■ **Written instruction**: Retype, with no alterations, every line between the one containing "Emit a web page" and the one containing "14, color: '#1a1a1a'", counting both of those lines too. Pictures are to be left out.

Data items
>>>

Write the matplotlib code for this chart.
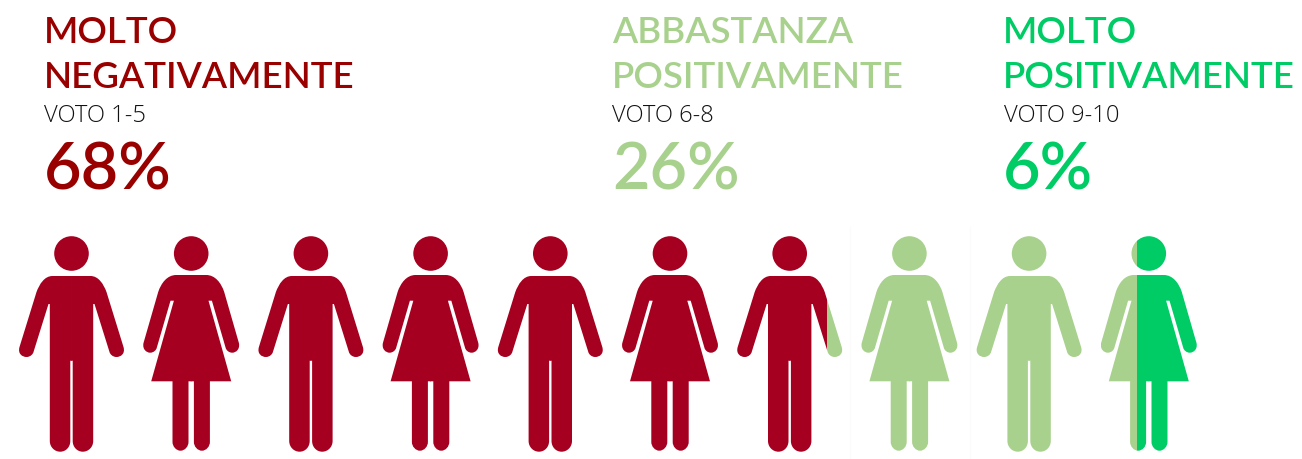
import numpy as np
import matplotlib
matplotlib.use('Agg')
import matplotlib.pyplot as plt
from matplotlib.path import Path
from matplotlib.patches import PathPatch, Circle, Rectangle

headings = [['MOLTO', 'NEGATIVAMENTE'], ['ABBASTANZA', 'POSITIVAMENTE'], ['MOLTO', 'POSITIVAMENTE']]
votes = ['VOTO 1-5', 'VOTO 6-8', 'VOTO 9-10']
percents = [68, 26, 6]
text_colors = ['#990000', '#A9D18E', '#00CC66']
icon_colors = ['#A5001F', '#A9D18E', '#00CC66']
text_x = [45, 613, 1004]

# men and women alternate
genders = ['m', 'f', 'm', 'f', 'm', 'f', 'm', 'f', 'm', 'f']
# how many icons are filled up to the end of each group (as drawn, not exact %)
filled_icons = [6.85, 9.38, 10]

M, L, C = Path.MOVETO, Path.LINETO, Path.CURVE4

# right half of each icon, x from the middle, y from top of the head
man = [(M, (-0.4, 40)), (L, (19, 40)), (C, (27, 40)), (C, (32, 48)), (C, (35, 56)),
       (L, (52, 111)), (C, (54, 118)), (C, (49, 121)), (C, (45, 121)),
       (C, (41, 121)), (C, (38.5, 118)), (C, (38, 116)),
       (L, (23, 68)), (L, (21.7, 68)), (L, (21.7, 205)),
       (C, (21.7, 211)), (C, (17, 215.7)), (C, (11.3, 215.7)),
       (C, (5.6, 215.7)), (C, (1.2, 211)), (C, (1.2, 205)),
       (L, (1.2, 124.7)), (L, (-0.4, 124.7))]
woman = [(M, (-0.4, 39)), (L, (15, 39)), (C, (24, 39)), (C, (30, 47)), (C, (33, 56)),
         (L, (47.7, 107)), (C, (49, 113)), (C, (45, 116.7)), (C, (41, 116.7)),
         (C, (37.5, 116.7)), (C, (35, 114)), (C, (34.5, 112)),
         (L, (20.7, 64.7)), (L, (17.3, 64.7)), (L, (40, 145.3)), (L, (18.7, 145.3)),
         (L, (18.7, 206)), (C, (18.7, 210.5)), (C, (15, 214.7)), (C, (10.7, 214.7)),
         (C, (6.3, 214.7)), (C, (2.7, 210.5)), (C, (2.7, 206)),
         (L, (2.7, 145.3)), (L, (-0.4, 145.3))]
shapes = {'m': man, 'f': woman}
half_width = {'m': 53, 'f': 48}


def draw_icon(ax, cx, gender, color, x0=None, x1=None):
  top = 237
  patches = [Circle((cx, top + 17.5), 17.3)]
  codes = [c for c, _ in shapes[gender]]
  pts = np.array([p for _, p in shapes[gender]], dtype=float)
  for side in (1, -1):
    verts = pts * [side, 1] + [cx, top]
    patches.append(PathPatch(Path(verts, codes)))
  for p in patches:
    p.set_facecolor(color)
    p.set_edgecolor('none')
    ax.add_patch(p)
    if x0 is not None:
      clip = Rectangle((x0, 0), x1 - x0, 460, transform=ax.transData)
      p.set_clip_path(clip)


fig = plt.figure(figsize=(13.02, 4.6), dpi=100)
ax = fig.add_axes([0, 0, 1, 1])
ax.set_xlim(0, 1302)
ax.set_ylim(460, 0)
ax.axis('off')

for g in range(3):
  ax.text(text_x[g] - 0.8, 43, headings[g][0], color=text_colors[g], family='Lato', fontsize=26.5, weight='semibold', va='baseline')
  ax.text(text_x[g] - 0.8, 88, headings[g][1], color=text_colors[g], family='Lato', fontsize=26.5, weight='semibold', va='baseline')
  ax.text(text_x[g] - 0.5, 122, votes[g], color='#111111', family='Open Sans', fontsize=17.1, weight='light', va='baseline')
  ax.text(text_x[g] - 1, 190, f'{percents[g]}%', color=text_colors[g], family='Lato', fontsize=46.6, weight='semibold', va='baseline')

# faint seams in the original image
ax.axvline(849.5, color='#fbfbfb', lw=0.8, ymin=0, ymax=0.505)
ax.axvline(969.5, color='#fbfbfb', lw=0.8, ymin=0, ymax=0.505)

centers = 71.5 + 119.7 * np.arange(len(genders))
for i, gender in enumerate(genders):
  cx = centers[i]
  w = half_width[gender]
  start = 0.0
  for g in range(3):
    # part of icon i that falls in this group
    a = max(start, i)
    b = min(filled_icons[g], i + 1)
    start = filled_icons[g]
    if b <= a:
      continue
    if a == i and b == i + 1:
      draw_icon(ax, cx, gender, icon_colors[g])
    else:
      x0 = cx - w + (a - i) * 2 * w
      x1 = cx - w + (b - i) * 2 * w
      draw_icon(ax, cx, gender, icon_colors[g], x0, x1)

fig.savefig('out.png', dpi=100)
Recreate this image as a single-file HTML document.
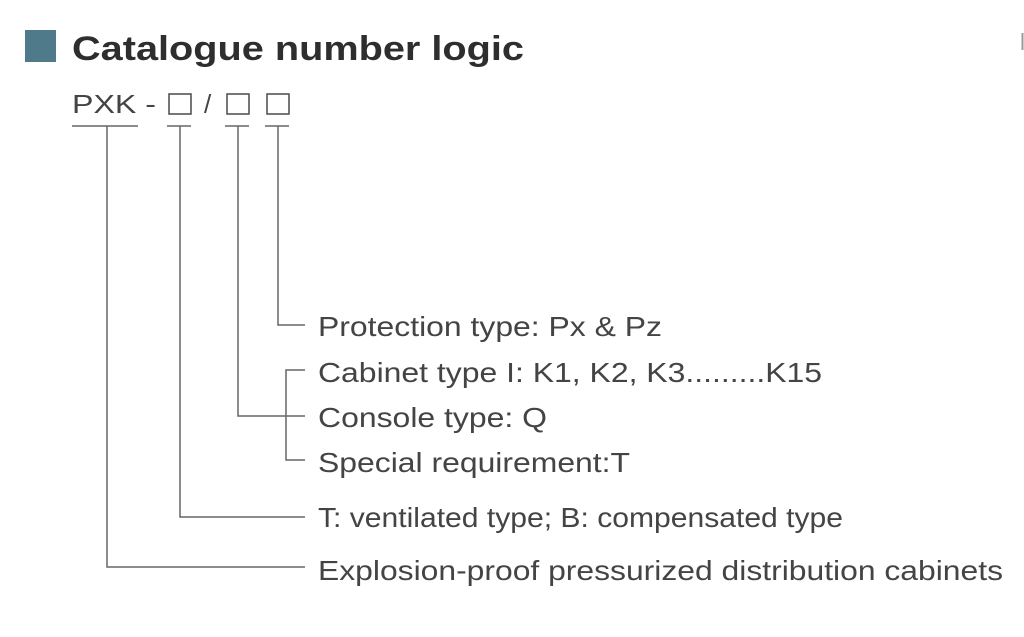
<!DOCTYPE html>
<html><head><meta charset="utf-8"><style>
html,body{margin:0;padding:0;background:#fff;width:1024px;height:637px;overflow:hidden}
svg{display:block}
text{font-family:"Liberation Sans",Arial,sans-serif}
</style></head><body>
<svg width="1024" height="637" viewBox="0 0 1024 637">
<rect x="25" y="30" width="31" height="32" fill="#4f7a8a"/>
<text x="72" y="60" font-size="34" font-weight="bold" fill="#2e2e2e" textLength="452" lengthAdjust="spacingAndGlyphs">Catalogue number logic</text>
<line x1="1022.5" y1="33" x2="1022.5" y2="50" stroke="#999" stroke-width="2"/>
<g fill="#444" font-size="26">
<text x="72" y="113" textLength="84" lengthAdjust="spacingAndGlyphs">PXK -</text>
<text x="204" y="113">/</text>
</g>
<g fill="none" stroke="#555" stroke-width="1.6">
<rect x="169" y="94" width="22" height="20"/>
<rect x="227" y="94" width="22" height="20"/>
<rect x="267" y="94" width="22" height="20"/>
</g>
<g fill="none" stroke="#666" stroke-width="1.5">
<line x1="72" y1="126" x2="138" y2="126"/>
<line x1="167" y1="126" x2="191" y2="126"/>
<line x1="225" y1="126" x2="249" y2="126"/>
<line x1="265" y1="126" x2="289" y2="126"/>
<polyline points="278,126 278,325 305,325"/>
<polyline points="238,126 238,416 305,416"/>
<polyline points="305,370 286,370 286,460 305,460"/>
<polyline points="180,126 180,517 305,517"/>
<polyline points="107,126 107,567 305,567"/>
</g>
<g fill="#444" font-size="28">
<text x="318" y="336" textLength="344" lengthAdjust="spacingAndGlyphs">Protection type: Px &amp; Pz</text>
<text x="318" y="382" textLength="504" lengthAdjust="spacingAndGlyphs">Cabinet type I: K1, K2, K3.........K15</text>
<text x="318" y="427" textLength="229" lengthAdjust="spacingAndGlyphs">Console type: Q</text>
<text x="318" y="472" textLength="312" lengthAdjust="spacingAndGlyphs">Special requirement:T</text>
<text x="318" y="527" textLength="525" lengthAdjust="spacingAndGlyphs">T: ventilated type; B: compensated type</text>
<text x="318" y="580" textLength="685" lengthAdjust="spacingAndGlyphs">Explosion-proof pressurized distribution cabinets</text>
</g>
</svg>
</body></html>
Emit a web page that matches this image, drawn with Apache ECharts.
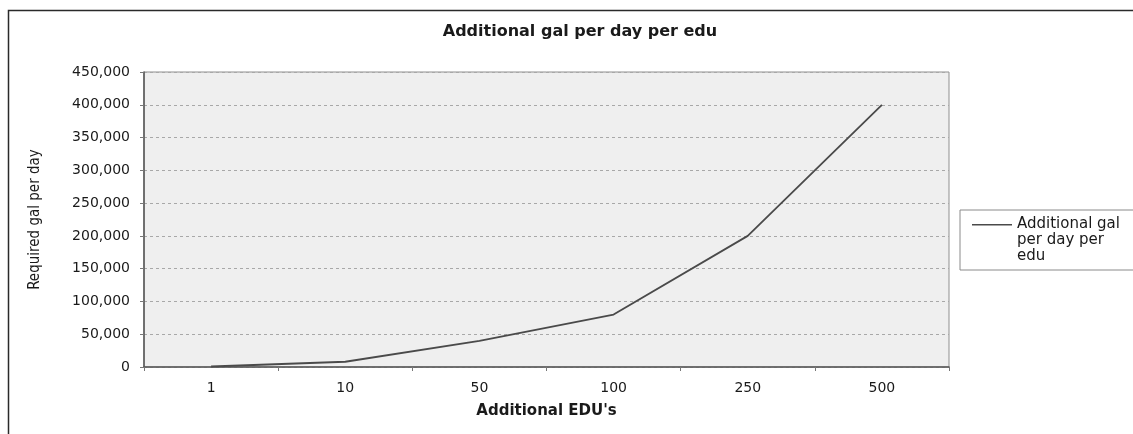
<!DOCTYPE html>
<html>
<head>
<meta charset="utf-8">
<script src="https://cdn.jsdelivr.net/npm/echarts@6/dist/echarts.min.js"></script>
<style>
  html, body { margin: 0; padding: 0; background: #ffffff; }
  #chart { width: 1133px; height: 434px; }
</style>
</head>
<body>
<div id="chart"></div>
<script>
// EDU counts along the x axis
const edus = ['1', '10', '50', '100', '250', '500'];
// Required gallons per day for each EDU count
const galPerDay = [800, 8000, 40000, 80000, 200000, 400000];
const seriesName = 'Additional gal per day per edu';

const chart = echarts.init(document.getElementById('chart'), null, { renderer: 'canvas' });

const labelFont = { fontFamily: 'DejaVu Sans', fontSize: 14, color: '#1a1a1a' };

chart.setOption({
  animation: false,
  backgroundColor: '#ffffff',
  title: {
    text: 'Additional gal per day per edu',
    left: 575,
    top: 19,
    textAlign: 'center',
    textStyle: { fontFamily: 'DejaVu Sans', fontWeight: 'bold', fontSize: 16, color: '#1a1a1a' }
  },
  graphic: [{
    type: 'rect',
    left: 6, top: 8,
    shape: { width: 1140, height: 440 },
    style: { fill: 'none', stroke: '#2a2a2a', lineWidth: 1.5 },
    silent: true,
    z: -1
  }],
  legend: {
    left: 960,
    top: 210,
    orient: 'vertical',
    padding: [6, 80, 6, 12],
    borderColor: '#8a8a8a',
    borderWidth: 1,
    // short line drawn at the top of a taller icon box so it sits beside the first text line
    icon: 'path://M0,0H40V1.6H0Z M0,32L0,32',
    itemWidth: 40,
    itemHeight: 32,
    itemGap: 0,
    formatter: () => 'Additional gal\nper day per\nedu',
    textStyle: { fontFamily: 'DejaVu Sans', fontSize: 15, lineHeight: 16, color: '#1a1a1a' }
  },
  grid: {
    left: 144, top: 72, right: 184, bottom: 67,
    show: true,
    backgroundColor: '#efefef',
    borderColor: '#8f8f8f',
    borderWidth: 1
  },
  xAxis: {
    type: 'category',
    data: edus,
    boundaryGap: true,
    name: "Additional EDU's",
    nameLocation: 'middle',
    nameGap: 37,
    nameTextStyle: { fontFamily: 'DejaVu Sans', fontWeight: 'bold', fontSize: 15, color: '#1a1a1a' },
    axisLine: { lineStyle: { color: '#555555', width: 1.5 } },
    axisTick: { show: true, length: 4, alignWithLabel: false, lineStyle: { color: '#777777' } },
    axisLabel: Object.assign({ margin: 14 }, labelFont),
    splitLine: { show: false }
  },
  yAxis: {
    type: 'value',
    min: 0,
    max: 450000,
    interval: 50000,
    name: 'Required gal per day',
    nameLocation: 'middle',
    nameGap: 101,
    nameTextStyle: { fontFamily: "'DejaVu Sans Condensed', 'Liberation Sans', sans-serif", fontSize: 15, color: '#1a1a1a' },
    axisLine: { show: true, lineStyle: { color: '#555555', width: 1.5 } },
    axisTick: { show: true, length: 4, lineStyle: { color: '#777777' } },
    axisLabel: Object.assign({
      margin: 14,
      formatter: v => v.toLocaleString('en-US')
    }, labelFont),
    splitLine: { show: true, lineStyle: { color: '#a8a8a8', type: [3, 3], width: 1 } }
  },
  series: [{
    name: seriesName,
    type: 'line',
    data: galPerDay,
    symbol: 'none',
    lineStyle: { color: '#4a4a4a', width: 1.8 },
    itemStyle: { color: '#4a4a4a' }
  }]
});
</script>
</body>
</html>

<<<

■ **Response to this task**:
Emit a web page that matches this image, drawn with Apache ECharts.
<!DOCTYPE html>
<html>
<head>
<meta charset="utf-8">
<script src="https://cdn.jsdelivr.net/npm/echarts@6/dist/echarts.min.js"></script>
<style>
  html, body { margin: 0; padding: 0; background: #ffffff; }
  #chart { width: 1133px; height: 434px; }
</style>
</head>
<body>
<div id="chart"></div>
<script>
// EDU counts along the x axis
const edus = ['1', '10', '50', '100', '250', '500'];
// Required gallons per day for each EDU count
const galPerDay = [800, 8000, 40000, 80000, 200000, 400000];
const seriesName = 'Additional gal per day per edu';

const chart = echarts.init(document.getElementById('chart'), null, { renderer: 'canvas' });

const labelFont = { fontFamily: 'DejaVu Sans', fontSize: 14, color: '#1a1a1a' };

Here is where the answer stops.